▶ [Recorded information]:
++++

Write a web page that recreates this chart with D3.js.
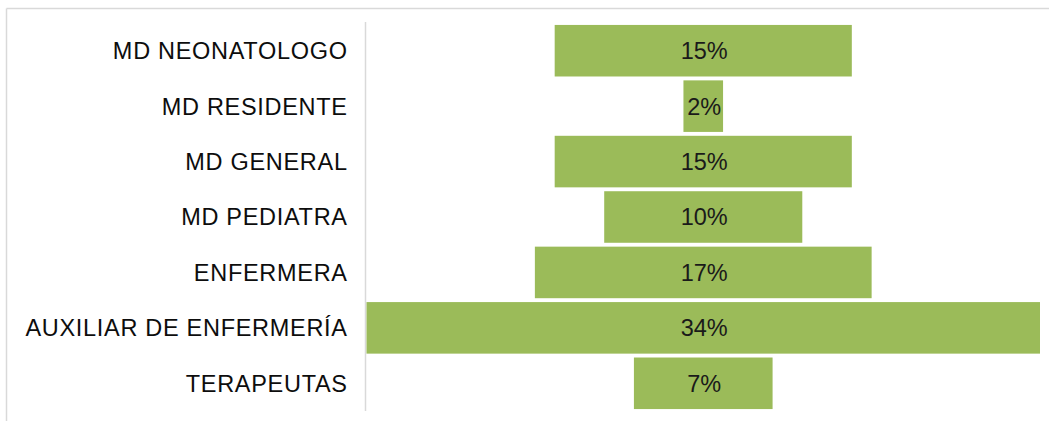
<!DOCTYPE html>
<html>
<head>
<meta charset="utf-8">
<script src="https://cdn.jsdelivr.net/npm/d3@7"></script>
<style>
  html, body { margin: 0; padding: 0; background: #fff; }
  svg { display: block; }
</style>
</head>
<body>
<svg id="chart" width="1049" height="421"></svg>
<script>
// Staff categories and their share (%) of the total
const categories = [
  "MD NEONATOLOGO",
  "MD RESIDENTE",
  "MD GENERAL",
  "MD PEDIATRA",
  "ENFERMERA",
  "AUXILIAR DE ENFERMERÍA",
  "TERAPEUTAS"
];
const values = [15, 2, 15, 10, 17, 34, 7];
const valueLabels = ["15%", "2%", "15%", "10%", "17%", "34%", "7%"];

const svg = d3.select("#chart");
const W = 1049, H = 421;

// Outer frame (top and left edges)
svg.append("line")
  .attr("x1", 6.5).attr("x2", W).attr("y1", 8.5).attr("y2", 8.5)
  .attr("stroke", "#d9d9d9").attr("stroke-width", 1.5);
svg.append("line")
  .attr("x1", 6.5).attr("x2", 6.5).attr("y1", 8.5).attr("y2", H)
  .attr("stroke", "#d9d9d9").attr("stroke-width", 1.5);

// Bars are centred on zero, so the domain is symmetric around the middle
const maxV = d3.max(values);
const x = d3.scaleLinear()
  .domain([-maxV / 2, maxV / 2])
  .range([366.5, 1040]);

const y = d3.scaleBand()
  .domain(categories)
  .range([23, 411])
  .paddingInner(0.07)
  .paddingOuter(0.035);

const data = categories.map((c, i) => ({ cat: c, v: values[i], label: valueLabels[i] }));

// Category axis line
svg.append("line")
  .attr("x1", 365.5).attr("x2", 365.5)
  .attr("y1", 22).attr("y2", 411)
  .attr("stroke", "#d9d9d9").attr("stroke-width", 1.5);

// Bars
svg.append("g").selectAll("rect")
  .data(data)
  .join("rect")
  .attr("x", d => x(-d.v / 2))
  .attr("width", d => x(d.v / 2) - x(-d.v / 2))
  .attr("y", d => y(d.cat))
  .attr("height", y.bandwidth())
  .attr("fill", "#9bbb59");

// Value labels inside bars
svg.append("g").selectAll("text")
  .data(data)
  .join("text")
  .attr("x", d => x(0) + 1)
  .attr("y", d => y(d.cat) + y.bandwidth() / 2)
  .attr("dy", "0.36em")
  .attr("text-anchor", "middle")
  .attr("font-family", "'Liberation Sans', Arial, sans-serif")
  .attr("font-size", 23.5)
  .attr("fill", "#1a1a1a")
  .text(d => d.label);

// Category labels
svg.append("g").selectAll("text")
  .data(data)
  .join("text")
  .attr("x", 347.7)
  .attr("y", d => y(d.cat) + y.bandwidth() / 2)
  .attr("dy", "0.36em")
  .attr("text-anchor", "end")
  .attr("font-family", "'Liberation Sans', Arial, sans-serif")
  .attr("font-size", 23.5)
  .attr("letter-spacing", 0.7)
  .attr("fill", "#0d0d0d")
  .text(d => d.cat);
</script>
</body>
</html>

++++

▶ [Given exercise]:
Word for word, quote the lines above. Omit the pictures.

▶ [Response to this exercise]:
Write a web page that recreates this chart with D3.js.
<!DOCTYPE html>
<html>
<head>
<meta charset="utf-8">
<script src="https://cdn.jsdelivr.net/npm/d3@7"></script>
<style>
  html, body { margin: 0; padding: 0; background: #fff; }
  svg { display: block; }
</style>
</head>
<body>
<svg id="chart" width="1049" height="421"></svg>
<script>
// Staff categories and their share (%) of the total
const categories = [
  "MD NEONATOLOGO",
  "MD RESIDENTE",
  "MD GENERAL",
  "MD PEDIATRA",
  "ENFERMERA",
  "AUXILIAR DE ENFERMERÍA",
  "TERAPEUTAS"
];
const values = [15, 2, 15, 10, 17, 34, 7];
const valueLabels = ["15%", "2%", "15%", "10%", "17%", "34%", "7%"];

const svg = d3.select("#chart");
const W = 1049, H = 421;

// Outer frame (top and left edges)
svg.append("line")
  .attr("x1", 6.5).attr("x2", W).attr("y1", 8.5).attr("y2", 8.5)
  .attr("stroke", "#d9d9d9").attr("stroke-width", 1.5);
svg.append("line")
  .attr("x1", 6.5).attr("x2", 6.5).attr("y1", 8.5).attr("y2", H)
  .attr("stroke", "#d9d9d9").attr("stroke-width", 1.5);

// Bars are centred on zero, so the domain is symmetric around the middle
const maxV = d3.max(values);
const x = d3.scaleLinear()
  .domain([-maxV / 2, maxV / 2])
  .range([366.5, 1040]);

const y = d3.scaleBand()
  .domain(categories)
  .range([23, 411])
  .paddingInner(0.07)
  .paddingOuter(0.035);

const data = categories.map((c, i) => ({ cat: c, v: values[i], label: valueLabels[i] }));

// Category axis line
svg.append("line")
  .attr("x1", 365.5).attr("x2", 365.5)
  .attr("y1", 22).attr("y2", 411)
  .attr("stroke", "#d9d9d9").attr("stroke-width", 1.5);

// Bars
svg.append("g").selectAll("rect")
  .data(data)
  .join("rect")
  .attr("x", d => x(-d.v / 2))
  .attr("width", d => x(d.v / 2) - x(-d.v / 2))
  .attr("y", d => y(d.cat))
  .attr("height", y.bandwidth())
  .attr("fill", "#9bbb59");

// Value labels inside bars
svg.append("g").selectAll("text")
  .data(data)
  .join("text")
  .attr("x", d => x(0) + 1)
  .attr("y", d => y(d.cat) + y.bandwidth() / 2)
  .attr("dy", "0.36em")
  .attr("text-anchor", "middle")
  .attr("font-family", "'Liberation Sans', Arial, sans-serif")
  .attr("font-size", 23.5)
  .attr("fill", "#1a1a1a")
  .text(d => d.label);

// Category labels
svg.append("g").selectAll("text")
  .data(data)
  .join("text")
  .attr("x", 347.7)
  .attr("y", d => y(d.cat) + y.bandwidth() / 2)
  .attr("dy", "0.36em")
  .attr("text-anchor", "end")
  .attr("font-family", "'Liberation Sans', Arial, sans-serif")
  .attr("font-size", 23.5)
  .attr("letter-spacing", 0.7)
  .attr("fill", "#0d0d0d")
  .text(d => d.cat);
</script>
</body>
</html>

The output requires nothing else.